– Вот ты уезжаешь, – говорил Кашин. – Да правильно, наверное, что уезжаешь, и не в Петре дело, а просто тут делать нечего – нет, вот правда, вот что можно такое придумать, чтобы заниматься этим здесь, и чтобы было не зря. Разве что дноуглубительные работы в Беломоро-балтийском канале, – посмотрел на меня над стаканом, явно ждал, что я улыбнусь, но ждал зря. – Понимаешь, что у нас не так прежде всего – время остановилось. Или даже не время, пространство – ты в детстве кубик Рубика умел собирать?
Я честно ответил, что не умел.
– Отлично, тогда поймешь. Вот ты крутишь кубик, крутишь, все постоянно меняется, а ничего при этом не складывается, и хоть весь день крути, ничего не получится. Я тут недавно понял, что после девяносто первого года нам подсунули кубик. Попробуй поменять местами, ну не знаю, февральскую и октябрьскую революцию, или мировые войны, первую и вторую – не выйдет. А у нас эти двадцать три года что угодно можно переставлять местами, и все останется по-прежнему. Нет, ну серьезно – вот мы о мэрах говорили, и что, разве не мог первый любить грузинского скульптора, а второй угорать по велодорожкам? Мог, конечно. Или войны в Чечне и в Донбассе – если бы после Олимпиады взяли не Грозный, а Крым – это фантастика или нет? Вообще не фантастика. Или если бы у нас сначала был рыжий реформатор и только потом безумный санитарный врач – можно себе такое представить? Да легко. Я сколько раз писал по самым разным поводам, что пройдена точка невозврата – но я и сам себе боюсь сказать, что не бывает таких точек невозврата, через которые можно было бы провести прямую линию – а у нас все именно так. Так что ты уезжай, а потом возвращайся, если хочешь, а потом опять уезжай, это вообще не имеет значения, мы все равно будем крутить кубик, пока не сдохнем.
Я видел, как он напивается, но, кажется, напивался и я. Спросил его:
– Делать-то что?
Он снова топнул по рыбе под столом.
– А что ты в детстве с кубиком делал? Крутишь, крутишь, надоело, и тогда берешь отвертку, засовываешь в щель, да? Только аккуратно, чтобы не сломать. Потянул, и кубик рассыпался, и теперь ты его собираешь уже в прямом смысле, из кусочков. Главное, чтоб не оставалось лишних деталей, и теперь все в порядке, красная сторона вся красная, белая вся белая, можно бежать к папе и кричать – папа, папа, я молодец, я собрал кубик.

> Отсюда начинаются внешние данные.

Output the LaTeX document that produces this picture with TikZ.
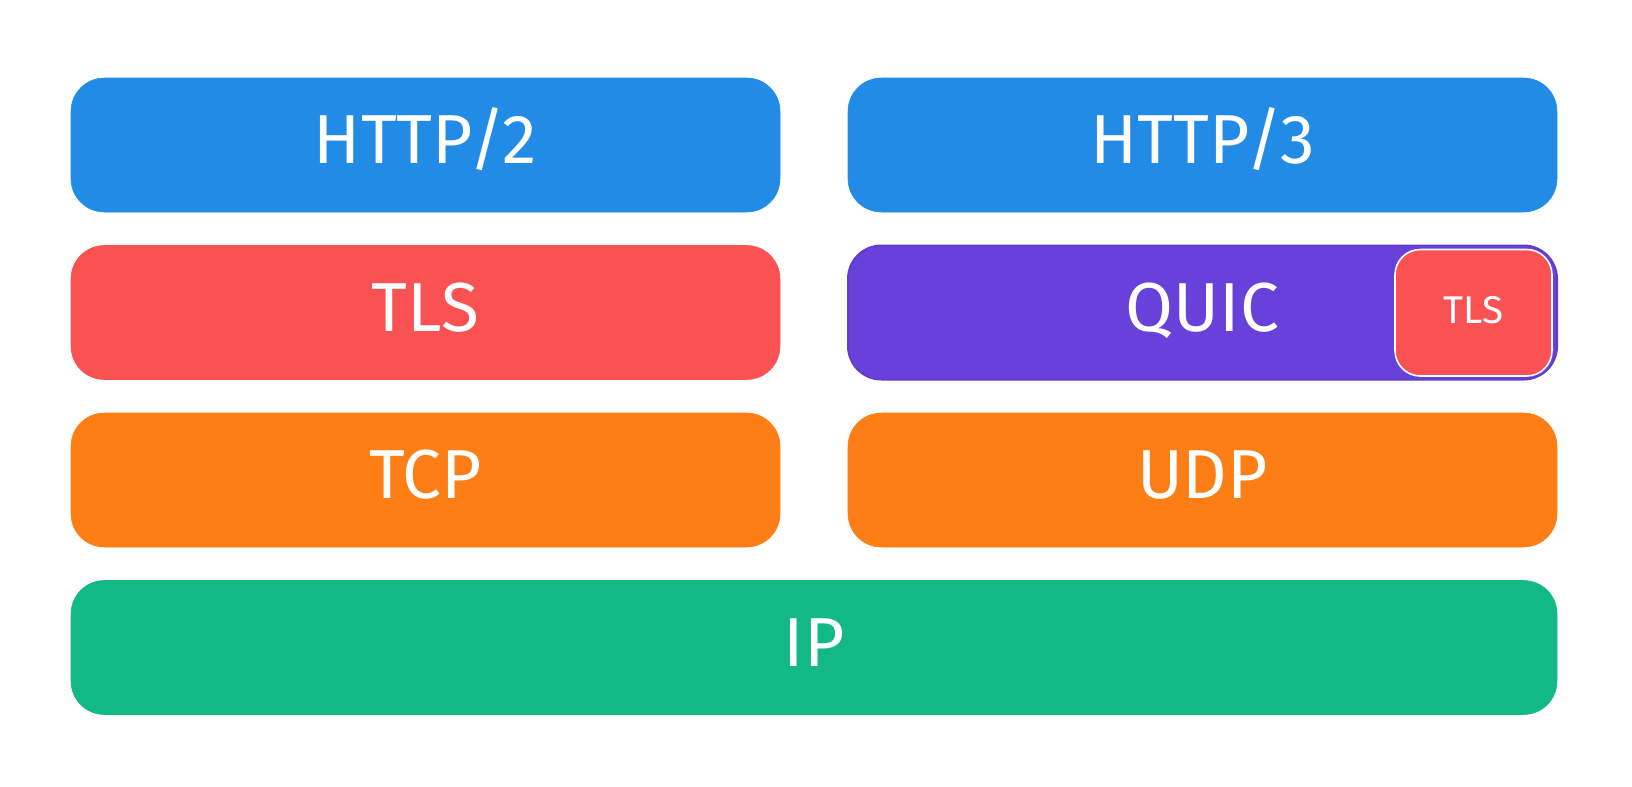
\documentclass[tikz,border=0pt]{standalone}
\usepackage{fontspec}
\setmainfont{Fira Sans}
\usetikzlibrary{positioning, calc}

\begin{document}
\begin{tikzpicture}[x=0.75pt,y=0.75pt,yscale=-1,xscale=1,
	layer/.style={rounded corners=25pt},
	label/.style={text=white, anchor=base, inner sep=0.75pt, font=\fontsize{52}{60}\selectfont},
	smalllabel/.style={text=white, anchor=base, inner sep=0.75pt, font=\fontsize{29}{34}\selectfont}]
	\useasboundingbox (0,0) rectangle (1632,786);
	
	%Shape: Rounded Rect [id:http2]
	\draw  [layer, fill={rgb, 255:red, 34; green, 139; blue, 230 }, draw={rgb, 255:red, 34; green, 139; blue, 230 }] (71,78) rectangle (780,212);
	%Shape: Rounded Rect [id:http3]
	\draw  [layer, fill={rgb, 255:red, 34; green, 139; blue, 230 }, draw={rgb, 255:red, 34; green, 139; blue, 230 }] (848,78) rectangle (1557,212);
	%Shape: Rounded Rect [id:tls]
	\draw  [layer, fill={rgb, 255:red, 250; green, 82; blue, 82 }, draw={rgb, 255:red, 250; green, 82; blue, 82 }] (71,245.5) rectangle (780,379.5);
	%Shape: Rounded Rect [id:quic]
	\draw  [layer, fill={rgb, 255:red, 103; green, 65; blue, 217 }, draw={rgb, 255:red, 97; green, 60; blue, 207 }, line width=1.5pt] (848,245.5) rectangle (1557,379.5);
	%Shape: Rounded Rect [id:quictls]
	\draw  [rounded corners=19pt, fill={rgb, 255:red, 250; green, 82; blue, 82 }, draw=white, line width=1.2pt] (1395,249.5) rectangle (1552,376);
	%Shape: Rounded Rect [id:tcp]
	\draw  [layer, fill={rgb, 255:red, 253; green, 126; blue, 20 }, draw={rgb, 255:red, 253; green, 126; blue, 20 }] (71,413) rectangle (780,547);
	%Shape: Rounded Rect [id:udp]
	\draw  [layer, fill={rgb, 255:red, 253; green, 126; blue, 20 }, draw={rgb, 255:red, 253; green, 126; blue, 20 }] (848,413) rectangle (1557,547);
	%Shape: Rounded Rect [id:ip]
	\draw  [layer, fill={rgb, 255:red, 18; green, 184; blue, 134 }, draw={rgb, 255:red, 18; green, 184; blue, 134 }] (71,580.5) rectangle (1557,714.5);
	
	% Text Node
	\node (http2text) [label] at (425.5,163) {HTTP/2};
	% Text Node
	\node (http3text) [label] at (1202.5,163) {HTTP/3};
	% Text Node
	\node (tlstext) [label] at (425.5,331) {TLS};
	% Text Node
	\node (quictext) [label] at (1202.5,331) {QUIC};
	% Text Node
	\node (quictlstext) [smalllabel] at (1473.5,323) {TLS};
	% Text Node
	\node (tcptext) [label] at (425.5,498.5) {TCP};
	% Text Node
	\node (udptext) [label] at (1202.5,498.5) {UDP};
	% Text Node
	\node (iptext) [label] at (814,666) {IP};
	
\end{tikzpicture}
\end{document}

Надеюсь, Кашин не заметил, как я покраснел.
XXXIV
Знаменитое и, кажется, тоже постсоветское выражение «после вчерашнего» застало Кашина уже посреди дня, он спал в одежде, и от одежды воняло чем-то китайским; встреча и разговор со мной вспоминались кусками, и он тер лоб, вспоминая, не сказал ли вчера лишнего – монолог про кубик Рубика он произносил не впервые, и заканчивался он фразой, что так и нашу Россиюшку надо поддеть отверткой и потом собрать заново, и даже если лишние детали останутся – ну и ничего страшного, можно хранить их как запчасти. Эту часть своей теории Кашин обычно рассказывал тем, кому он доверял – времена наступали суровые, за призывы к нарушению территориальной целостности ввели уголовную статью, и лишний раз подставляться не стоило. К тем, кому Кашин доверяет, я скорее не относился, и вот он теперь думал, не нарушил ли он при мне новую модную уголовную статью, хотя он ведь даже не территориальную целостность имел в виду, а какую-то другую – как сказали бы публицисты второй половины девятнадцатого века, свинцовую целостность русской жизни, от которой, наверное, мне и хотелось уехать, а ему – ну хотя бы раздеться и принять ванну, после вчерашнего-то.
Просыпаясь после алкогольного вечера, он почему-то всегда долго не решался залезать в интернет, как будто там еще с вечера выложены все подробности вчерашнего пьянства, по поводу которых придется краснеть и думать, что больше никогда. Ничего такого в интернете, конечно, не было, зато была, он же довольно известный журналист, новость о его увольнении из газеты – вот об этом он мне точно ничего не сказал, а выходило, что мы вчера отмечали не только мой отъезд, но и его увольнение, еще утром он заехал в редакцию за вещами и за трудовой книжкой, и теперь у него не было никакой работы, и, что неприятнее, даже формального права называться журналистом. Кашин, кто ты? Да никто.